Trying to remember who I am. Spend the week painting outdoors. Outdoors is like life drawing practice. Is like master class. That sun will not stay in the same place. Why can't I spend my vaca on the beach somewhere like other people. What is this? Just a waste of time? Life is getting so busy and painting takes up a lot of time.

Did not, almost did not start. But said, what the heck. It will be bad but just do it. It was lousy but done. Very weird view. My subconscious right there staring back at me. Embarassing if people knew.

Yesterday freezing my butt off on Monterey Avenue. Had to work at the easel as I could not get the car into the right location. Stuck it out for 4 hours. I was shaking and trembling when I ran into Safeway to pee and get a sandwich. Then drove to Dogpatch and started another one.

Today I went to San Mateo where it was warmer but a difficult view of a river in an office park. Lots of geeks walking around. Who would ever want a painting like this? Am I mad? However it needed to get done and it did. Started in the car but could not see and got out and set up the easel. Must had painted the river about 30 times and it still is not right. Kept blowing over. I want to disown it.

Did some more Dogpatch -- gosh Dogpatch is now all yuppie assholes with dogs -- and then a quick one on Potrero Hill...a sketch in 45 minute which is better than anything I've done all week. This is creating a crisis in my mind...why freeze my butt off and try so hard for hours and hours when a sketch is better? So much pressure, so little time.

Maybe I should just do sketches. But then how does it fit in with a body of work? Well I never cared about a body of work before. It's not like I have a gallery calling the shots.

Why waste my time with any of this stuff when I could be snorkeling or overeating or something more fun? But painting does give me a stillness. I sit there with my feelings about the view which usually mirrors whatever is going on inside. Then I run out of sun and see that the painting doesn't work. Why does it have to be so hard? Is it that it is so hard, that is why I want to do it?

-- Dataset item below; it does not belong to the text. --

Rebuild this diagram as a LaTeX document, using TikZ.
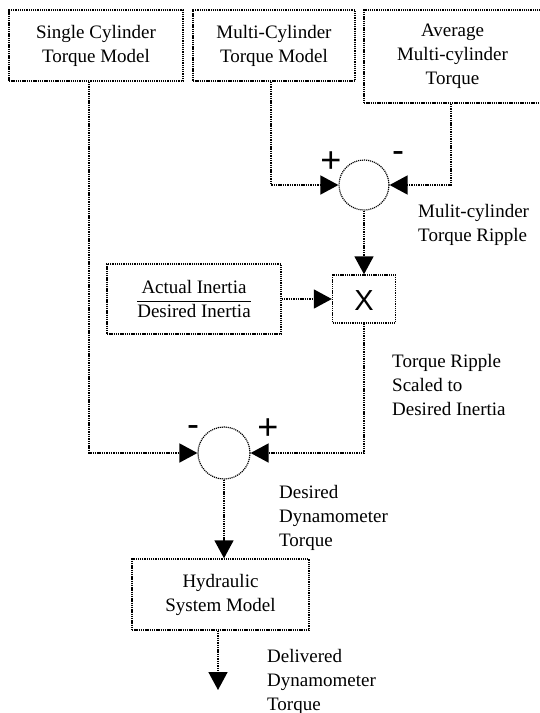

I do work hard at everything....

Was looking at some art on on the internet from a guy who paints with a projector. So easy. You don't have to draw, you just trace. It gives the work a lot of style. There is no sitting in the fog or wind involved. He doesn't try to draw straight lines, he lets them go where they want. It has a relaxed style. Who cares how it is done? It's really about the act of painting. It doesn't matter what he is painting. It all looks great. My work looks ludicrous in comparison...looks like a tense 4th grader did it.

My accountant keeps touting another artist who takes a photo, makes a large printout and traces it and then paints it in the studio. Much more accurate and much more saleable. Beautiful, accurate work. But no high wire act there either.

Why do I have to do the high wire act?

But more important: my paintings are about the views that I find. People are always telling me to be more painterly, looser, more this or that. They want me to have more style. But my paintings are not about paint. They are about places and how I feel about them.

My heros are from the 17th and 18th century when they still had history paintings.

Since when does painting have to be about paint?